The model must correctly compute the product of two randomly chosen 20-digit numbers with at least 90% accuracy, meaning it may produce incorrect results in at most 10 out of 100 independent trials.
The model must perform this computation without executing code, scripts, or relying on external computational tools.
A YES resolution will occur immediately upon verification that a model meets these criteria. If no such model is verified by the end of the year, the resolution will be NO.
Update 2025-12-17 (PST) (AI summary of creator comment): - The creator is conducting a test with 10 pairs of random numbers to determine resolution.
If 9/10 are correct, the market will resolve YES, otherwise it will resolve NO.
🏅 Top traders
| # | Name | Total profit |
|---|---|---|
| 1 | Ṁ126 | |
| 2 | Ṁ62 | |
| 3 | Ṁ51 | |
| 4 | Ṁ10 |
People are also trading
I've resolved as a Yes after trying it on 11 different random 20 digit pairs, getting a correct answer on each. I've used ChatGPT 5.2 "Extended Thinking".
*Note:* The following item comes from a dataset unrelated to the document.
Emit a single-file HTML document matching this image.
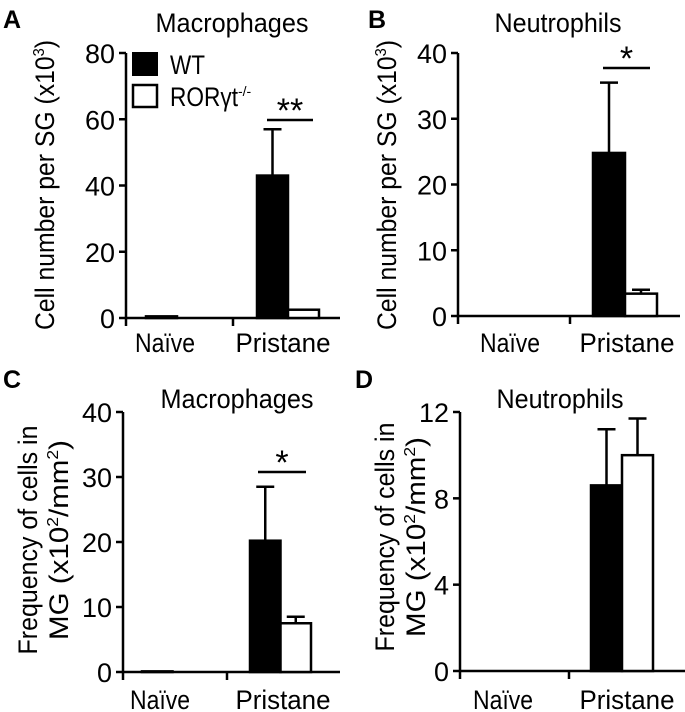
<!DOCTYPE html>
<html><head><meta charset="utf-8"><style>
body{margin:0;background:#fff}
svg{display:block;font-family:"Liberation Sans",Arial,sans-serif}
</style></head><body>
<svg id="fig" width="685" height="712" viewBox="0 0 685 712"></svg>
<script>
const categories=["Naïve","Pristane"];
const aWT=[0.5,43], aWTerr=[0,57], aKO=[0,2.5], aKOerr=[0,2.5];
const bWT=[0,24.8], bWTerr=[0,35.5], bKO=[0,3.4], bKOerr=[0,4];
const cWT=[0.1,20.2], cWTerr=[0,28.5], cKO=[0,7.5], cKOerr=[0,8.5];
const dWT=[0,8.6], dWTerr=[0,11.2], dKO=[0,10], dKOerr=[0,11.7];
const aTicks=[0,20,40,60,80], bTicks=[0,10,20,30,40], cTicks=[0,10,20,30,40], dTicks=[0,4,8,12];

const NS="http://www.w3.org/2000/svg";
const svg=document.getElementById('fig');
function el(tag,attrs,parent,text){const e=document.createElementNS(NS,tag);for(const k in attrs)e.setAttribute(k,attrs[k]);if(text!==undefined)e.textContent=text;(parent||svg).appendChild(e);return e;}
const FS=27;
const catW={"Naïve":60,"Pristane":95};

const panels=[
 {id:'a',letter:'A',lx:3,ly:28,title:'Macrophages',tw:153,tx:232,ty:32,ax:126,y0:318,yTop:53,max:80,ticks:aTicks,xEnd:340,mid:233,
  wt:aWT,wte:aWTerr,ko:aKO,koe:aKOerr,bar0:257,bw:31,catX:[165,283],labY:352,
  ylab:['Cell number per SG (x10','3',')'],ylx:[54],yly:185,ylw:290,sig:{t:'**',x1:267,x2:313,y:120}},
 {id:'b',letter:'B',lx:368,ly:28,title:'Neutrophils',tw:127,tx:558,ty:32,ax:458,y0:316,yTop:53,max:40,ticks:bTicks,xEnd:680,mid:570,
  wt:bWT,wte:bWTerr,ko:bKO,koe:bKOerr,bar0:593,bw:32,catX:[510,627],labY:352,
  ylab:['Cell number per SG (x10','3',')'],ylx:[396],yly:185,ylw:290,sig:{t:'*',x1:603,x2:650,y:68}},
 {id:'c',letter:'C',lx:3,ly:388,title:'Macrophages',tw:153,tx:237,ty:408,ax:123,y0:672,yTop:412,max:40,ticks:cTicks,xEnd:340,mid:227,
  wt:cWT,wte:cWTerr,ko:cKO,koe:cKOerr,bar0:250,bw:30.5,catX:[160,283],labY:709,
  ylab2:true,ylx:[37,68],yly:540,sig:{t:'*',x1:258,x2:306,y:472}},
 {id:'d',letter:'D',lx:355,ly:388,title:'Neutrophils',tw:127,tx:560,ty:408,ax:460,y0:671,yTop:412,max:12,ticks:dTicks,xEnd:685,mid:569,
  wt:dWT,wte:dWTerr,ko:dKO,koe:dKOerr,bar0:591,bw:31,catX:[503,627],labY:709,
  ylab2:true,ylx:[394,425],yly:537,sig:null}
];

panels.forEach(p=>{
 const g=el('g',{});
 
 
 const y=v=>p.y0-(v/p.max)*(p.y0-p.yTop);
 const lt=el('text',{x:p.lx,y:p.ly,'font-size':25,'font-weight':'bold'},g,p.letter);
 
 
 const tt=el('text',{x:p.tx,y:p.ty,'font-size':FS,'text-anchor':'middle',textLength:p.tw,lengthAdjust:'spacingAndGlyphs'},g,p.title);
 
 
 const ya=el('line',{x1:p.ax,y1:p.yTop,x2:p.ax,y2:p.y0+1,stroke:'#000','stroke-width':2.5},g);
 
 
 p.ticks.forEach(t=>{
  el('line',{x1:p.ax-7,y1:y(t),x2:p.ax,y2:y(t),stroke:'#000','stroke-width':2.5},g);
  const s=String(t);
  const tl=el('text',{x:p.ax-11,y:y(t)+10,'font-size':FS,'text-anchor':'end',textLength:15*s.length,lengthAdjust:'spacingAndGlyphs'},g,s);
  
  
 });
 const xa=el('line',{x1:p.ax,y1:p.y0,x2:p.xEnd,y2:p.y0,stroke:'#000','stroke-width':2.5},g);
 
 
 el('line',{x1:p.ax,y1:p.y0,x2:p.ax,y2:p.y0+8,stroke:'#000','stroke-width':2.5},g);
 el('line',{x1:p.mid,y1:p.y0,x2:p.mid,y2:p.y0+8,stroke:'#000','stroke-width':2.5},g);
 categories.forEach((c,i)=>{
  const cl=el('text',{x:p.catX[i],y:p.labY,'font-size':FS,'text-anchor':'middle',textLength:catW[c],lengthAdjust:'spacingAndGlyphs'},g,c);
  
  
 });
 const groupStart=[p.ax+(p.bar0-p.mid)-4,p.bar0];
 categories.forEach((c,i)=>{
  const x0=groupStart[i];
  [[p.wt,p.wte,'#000','wt'],[p.ko,p.koe,'#fff','ko']].forEach((s,j)=>{
   const v=s[0][i], e=s[1][i];
   const bx=x0+j*p.bw;
   if(v>0){
    const r=el('rect',{x:bx,y:y(v),width:p.bw,height:p.y0-y(v),fill:s[2],stroke:'#000','stroke-width':2.5},g);
    
    
   }
   if(e>v){
    const cx=bx+p.bw/2;
    el('line',{x1:cx,y1:y(v),x2:cx,y2:y(e),stroke:'#000','stroke-width':2.5},g);
    const eb=el('line',{x1:cx-9,y1:y(e),x2:cx+9,y2:y(e),stroke:'#000','stroke-width':2.5},g);
    
    
   }
  });
 });
 if(p.ylab){
  const t=el('text',{transform:`translate(${p.ylx[0]},${p.yly}) rotate(-90)`,'font-size':FS,'text-anchor':'middle',textLength:p.ylw,lengthAdjust:'spacingAndGlyphs'},g);
  
  
  el('tspan',{},t,p.ylab[0]);el('tspan',{dy:-10,'font-size':16},t,p.ylab[1]);el('tspan',{dy:10},t,p.ylab[2]);
 } else {
  const t1=el('text',{transform:`translate(${p.ylx[0]},${p.yly}) rotate(-90)`,'font-size':FS,'text-anchor':'middle',textLength:229,lengthAdjust:'spacingAndGlyphs'},g,'Frequency of cells in');
  
  
  const t2=el('text',{transform:`translate(${p.ylx[1]},${p.yly}) rotate(-90)`,'font-size':FS,'text-anchor':'middle',textLength:200,lengthAdjust:'spacingAndGlyphs'},g);
  el('tspan',{},t2,'MG (x10');el('tspan',{dy:-10,'font-size':16},t2,'2');el('tspan',{dy:10},t2,'/mm');el('tspan',{dy:-10,'font-size':16},t2,'2');el('tspan',{dy:10},t2,')');
 }
 if(p.sig){
  const sl=el('line',{x1:p.sig.x1,y1:p.sig.y,x2:p.sig.x2,y2:p.sig.y,stroke:'#000','stroke-width':2.5},g);
  
  
  const st=el('text',{x:(p.sig.x1+p.sig.x2)/2,y:p.sig.y+2,'font-size':34,'text-anchor':'middle'},g,p.sig.t);
  
  
 }
});
const lg=el('g',{});


const l1=el('rect',{x:133,y:53,width:24,height:22,fill:'#000',stroke:'#000','stroke-width':2},lg);


const l1t=el('text',{x:170,y:74,'font-size':FS,textLength:35,lengthAdjust:'spacingAndGlyphs'},lg,'WT');


const l2=el('rect',{x:133,y:85,width:24,height:22,fill:'#fff',stroke:'#000','stroke-width':2.5},lg);


const l2t=el('text',{x:170,y:106,'font-size':FS},lg);


el('tspan',{textLength:68,lengthAdjust:'spacingAndGlyphs'},l2t,'RORγt');el('tspan',{dy:-10,'font-size':14},l2t,'-/-');
</script>
</body></html>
I'm happy to share the links, but it seems so reliable that I imagine anyone can replicate it. I've attached a screenshot that confirms that coding tool was off

@creator thoughts on this? https://chatgpt.com/share/693b0ec2-b9d0-8000-8d38-e221cdea2b60
Your market terms aren't perfectly clear to me, sorry.
@MRME looks like it’s using Python, so it’s against the terms. You can turn off code execution in setting if you want to test it without Python.
@gpt4 please go ahead and test it. Looks like it is working to me - https://chatgpt.com/share/69404e43-fe88-8000-99dc-5ceecb1bf06b
@spiderduckpig I've turned off "coding" in ChatGPT and have managed to replicate it - i.e. I got the right answer on your first example.
I'm going to generate 20 random numbers and multiply 10 pairs. If we get 9/10 correct I'll resolve the market as a Yes, otherwise as no.
@gpt4 That's surprising, I had used GPT 5.2 Auto and it had not worked out. Maybe I had to set it to Thinking, I assume that this sort of problem can easily be solved as long as enough CoT is afforded to the model, and maybe you need Thinking for it. I also believe that some models have access to an internal calculator in addition to a code interpreter, as a way to save on computation, though I am not sure if 5.2 has one.
@MRME Yeah, fwiw I did use 5.2 for each of those chats (you can ask them to verify), but they were 5.2 Auto, I assumed that just allocates enough CoT, I guess not
@spiderduckpig yes, manually setting Thinking, then choosing extended thinking (which is not available on the mobile interface) generally makes the model significantly smarter.